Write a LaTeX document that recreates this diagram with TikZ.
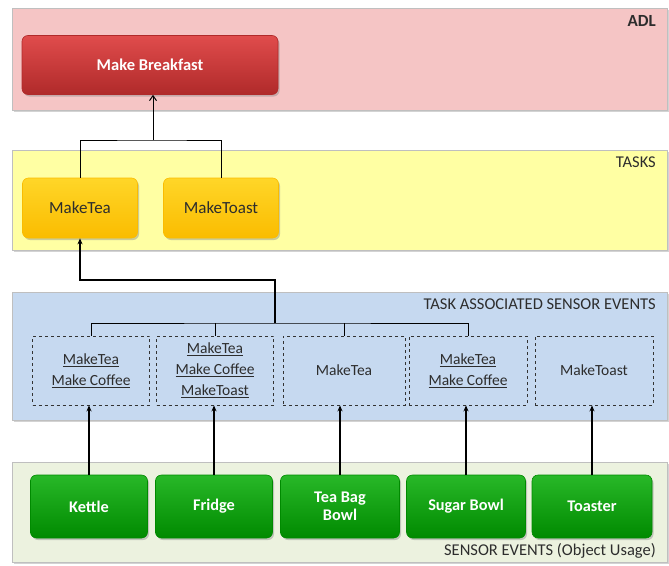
\documentclass[tikz,border=0pt]{standalone}
\usepackage{fontspec}
\setmainfont{Carlito}
\usetikzlibrary{arrows.meta,shadows}

\definecolor{adlpink}{RGB}{245,197,197}
\definecolor{taskyellow}{RGB}{255,255,163}
\definecolor{eventblue}{RGB}{198,217,240}
\definecolor{sensorgreen}{RGB}{236,242,223}
\definecolor{redtop}{RGB}{224,76,76}
\definecolor{redbot}{RGB}{176,42,42}
\definecolor{goldtop}{RGB}{255,214,40}
\definecolor{goldbot}{RGB}{250,188,0}
\definecolor{greentop}{RGB}{40,184,40}
\definecolor{greenbot}{RGB}{0,138,0}
\definecolor{textgray}{RGB}{45,45,45}

\tikzset{
  band/.style={rectangle, anchor=north west, inner sep=0pt, fill=#1,
    draw=white!75!black, line width=0.7pt,
    drop shadow={shadow xshift=1.5pt, shadow yshift=-2pt, opacity=0.35}},
  bandlabel/.style={anchor=north east, inner sep=0pt, text=textgray,
    font=\fontsize{16.5}{18}\selectfont},
  softbox/.style={rectangle, rounded corners=6pt, draw=#1, line width=0.6pt,
    drop shadow={shadow xshift=1.5pt, shadow yshift=-2pt, opacity=0.4}},
  adlbox/.style={softbox=redbot, top color=redtop, bottom color=redbot,
    text=white, font=\fontsize{16.5}{18}\selectfont\bfseries,
    minimum width=256, minimum height=59},
  taskbox/.style={softbox=goldbot, top color=goldtop, bottom color=goldbot,
    text=textgray, font=\fontsize{17}{19}\selectfont,
    minimum width=115, minimum height=60},
  eventbox/.style={rectangle, draw=black!80, dashed, line width=0.8pt,
    text=textgray, align=center, font=\fontsize{15.5}{21}\selectfont,
    minimum height=69},
  objbox/.style={softbox=greenbot, top color=greentop, bottom color=greenbot,
    text=white, align=center, font=\fontsize{16.3}{18}\selectfont\bfseries,
    minimum width=117, minimum height=63},
  thinline/.style={draw=black, line width=1pt},
  arrowline/.style={draw=black, line width=1.5pt, -{Stealth[length=6pt,width=5pt]}}
}

\begin{document}
\begin{tikzpicture}[x=1pt,y=-1pt]
\useasboundingbox (0,0) rectangle (669,565);

% The bands
\node[band=adlpink, minimum width=655, minimum height=102] (adlband) at (12,8) {};
\node[band=taskyellow, minimum width=655, minimum height=100] (taskband) at (12,150) {};
\node[band=eventblue, minimum width=655, minimum height=128] (eventband) at (12,292) {};
\node[band=sensorgreen, minimum width=655, minimum height=100] (sensorband) at (12,462) {};

% Band titles
\node[bandlabel, font=\fontsize{17}{19}\selectfont\bfseries] (adllabel) at (656,15) {ADL};
\node[bandlabel] (tasklabel) at (656,157) {TASKS};
\node[bandlabel] (eventlabel) at (656,299) {TASK ASSOCIATED SENSOR EVENTS};
\node[bandlabel, anchor=south east] (sensorlabel) at (656,559) {SENSOR EVENTS (Object Usage)};

% ADL and tasks
\node[adlbox] (breakfast) at (150,65) {Make Breakfast};
\node[taskbox] (tea) at (80,208) {MakeTea};
\node[taskbox] (toast) at (221,208) {MakeToast};

% Task associated sensor events
\node[eventbox, minimum width=117] (ev1) at (91,370.5) {\underline{MakeTea}\\\underline{Make Coffee}};
\node[eventbox, minimum width=117] (ev2) at (215,370.5) {\underline{MakeTea}\\\underline{Make Coffee}\\\underline{MakeToast}};
\node[eventbox, minimum width=122] (ev3) at (344,370.5) {MakeTea};
\node[eventbox, minimum width=118] (ev4) at (468,370.5) {\underline{MakeTea}\\\underline{Make Coffee}};
\node[eventbox, minimum width=118] (ev5) at (594,370.5) {MakeToast};

% Sensor events
\node[objbox] (obj1) at (89,506.5) {Kettle};
\node[objbox] (obj2) at (214,506.5) {Fridge};
\node[objbox, minimum width=119] (obj3) at (340,506.5) {Tea Bag\\Bowl};
\node[objbox, minimum width=119] (obj4) at (466,506.5) {Sugar Bowl};
\node[objbox, minimum width=120] (obj5) at (592,506.5) {Toaster};

% Tasks to ADL
\coordinate (taskjoin) at (153,140);
\draw[thinline] (tea.north) |- (taskjoin) -| (toast.north);
\draw[thinline, -{Straight Barb[length=5pt,width=7pt]}] (taskjoin) -- (taskjoin |- breakfast.south);

% Events to tasks
\coordinate (eventjoin) at (275,323);
\coordinate (eventbend) at (275,280);
\draw[thinline] (ev1.north) |- (eventjoin) -| (ev4.north);
\foreach \i in {2,3}
  \draw[thinline] (ev\i.north) -- (ev\i.north |- eventjoin);
\draw[arrowline] (eventjoin) -- (eventbend) -| (tea.south);

% Objects to events
\foreach \i in {1,...,5}
  \draw[arrowline] (obj\i.north) -- (obj\i.north |- ev\i.south);
\end{tikzpicture}
\end{document}
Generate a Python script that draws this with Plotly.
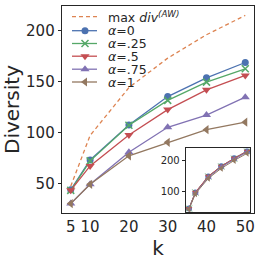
- - - -
Transcribe the whole listing exactly. Pictures stay out of your copy.

Write a LaTeX document that recreates this diagram with TikZ.
\documentclass[tikz,border=0pt]{standalone}
\usepackage{fontspec}
\setmainfont{Carlito}
\usetikzlibrary{arrows.meta,shadows}

\definecolor{adlpink}{RGB}{245,197,197}
\definecolor{taskyellow}{RGB}{255,255,163}
\definecolor{eventblue}{RGB}{198,217,240}
\definecolor{sensorgreen}{RGB}{236,242,223}
\definecolor{redtop}{RGB}{224,76,76}
\definecolor{redbot}{RGB}{176,42,42}
\definecolor{goldtop}{RGB}{255,214,40}
\definecolor{goldbot}{RGB}{250,188,0}
\definecolor{greentop}{RGB}{40,184,40}
\definecolor{greenbot}{RGB}{0,138,0}
\definecolor{textgray}{RGB}{45,45,45}

\tikzset{
  band/.style={rectangle, anchor=north west, inner sep=0pt, fill=#1,
    draw=white!75!black, line width=0.7pt,
    drop shadow={shadow xshift=1.5pt, shadow yshift=-2pt, opacity=0.35}},
  bandlabel/.style={anchor=north east, inner sep=0pt, text=textgray,
    font=\fontsize{16.5}{18}\selectfont},
  softbox/.style={rectangle, rounded corners=6pt, draw=#1, line width=0.6pt,
    drop shadow={shadow xshift=1.5pt, shadow yshift=-2pt, opacity=0.4}},
  adlbox/.style={softbox=redbot, top color=redtop, bottom color=redbot,
    text=white, font=\fontsize{16.5}{18}\selectfont\bfseries,
    minimum width=256, minimum height=59},
  taskbox/.style={softbox=goldbot, top color=goldtop, bottom color=goldbot,
    text=textgray, font=\fontsize{17}{19}\selectfont,
    minimum width=115, minimum height=60},
  eventbox/.style={rectangle, draw=black!80, dashed, line width=0.8pt,
    text=textgray, align=center, font=\fontsize{15.5}{21}\selectfont,
    minimum height=69},
  objbox/.style={softbox=greenbot, top color=greentop, bottom color=greenbot,
    text=white, align=center, font=\fontsize{16.3}{18}\selectfont\bfseries,
    minimum width=117, minimum height=63},
  thinline/.style={draw=black, line width=1pt},
  arrowline/.style={draw=black, line width=1.5pt, -{Stealth[length=6pt,width=5pt]}}
}

\begin{document}
\begin{tikzpicture}[x=1pt,y=-1pt]
\useasboundingbox (0,0) rectangle (669,565);

% The bands
\node[band=adlpink, minimum width=655, minimum height=102] (adlband) at (12,8) {};
\node[band=taskyellow, minimum width=655, minimum height=100] (taskband) at (12,150) {};
\node[band=eventblue, minimum width=655, minimum height=128] (eventband) at (12,292) {};
\node[band=sensorgreen, minimum width=655, minimum height=100] (sensorband) at (12,462) {};

% Band titles
\node[bandlabel, font=\fontsize{17}{19}\selectfont\bfseries] (adllabel) at (656,15) {ADL};
\node[bandlabel] (tasklabel) at (656,157) {TASKS};
\node[bandlabel] (eventlabel) at (656,299) {TASK ASSOCIATED SENSOR EVENTS};
\node[bandlabel, anchor=south east] (sensorlabel) at (656,559) {SENSOR EVENTS (Object Usage)};

% ADL and tasks
\node[adlbox] (breakfast) at (150,65) {Make Breakfast};
\node[taskbox] (tea) at (80,208) {MakeTea};
\node[taskbox] (toast) at (221,208) {MakeToast};

% Task associated sensor events
\node[eventbox, minimum width=117] (ev1) at (91,370.5) {\underline{MakeTea}\\\underline{Make Coffee}};
\node[eventbox, minimum width=117] (ev2) at (215,370.5) {\underline{MakeTea}\\\underline{Make Coffee}\\\underline{MakeToast}};
\node[eventbox, minimum width=122] (ev3) at (344,370.5) {MakeTea};
\node[eventbox, minimum width=118] (ev4) at (468,370.5) {\underline{MakeTea}\\\underline{Make Coffee}};
\node[eventbox, minimum width=118] (ev5) at (594,370.5) {MakeToast};

% Sensor events
\node[objbox] (obj1) at (89,506.5) {Kettle};
\node[objbox] (obj2) at (214,506.5) {Fridge};
\node[objbox, minimum width=119] (obj3) at (340,506.5) {Tea Bag\\Bowl};
\node[objbox, minimum width=119] (obj4) at (466,506.5) {Sugar Bowl};
\node[objbox, minimum width=120] (obj5) at (592,506.5) {Toaster};

% Tasks to ADL
\coordinate (taskjoin) at (153,140);
\draw[thinline] (tea.north) |- (taskjoin) -| (toast.north);
\draw[thinline, -{Straight Barb[length=5pt,width=7pt]}] (taskjoin) -- (taskjoin |- breakfast.south);

% Events to tasks
\coordinate (eventjoin) at (275,323);
\coordinate (eventbend) at (275,280);
\draw[thinline] (ev1.north) |- (eventjoin) -| (ev4.north);
\foreach \i in {2,3}
  \draw[thinline] (ev\i.north) -- (ev\i.north |- eventjoin);
\draw[arrowline] (eventjoin) -- (eventbend) -| (tea.south);

% Objects to events
\foreach \i in {1,...,5}
  \draw[arrowline] (obj\i.north) -- (obj\i.north |- ev\i.south);
\end{tikzpicture}
\end{document}
Generate a Python script that draws this with Plotly.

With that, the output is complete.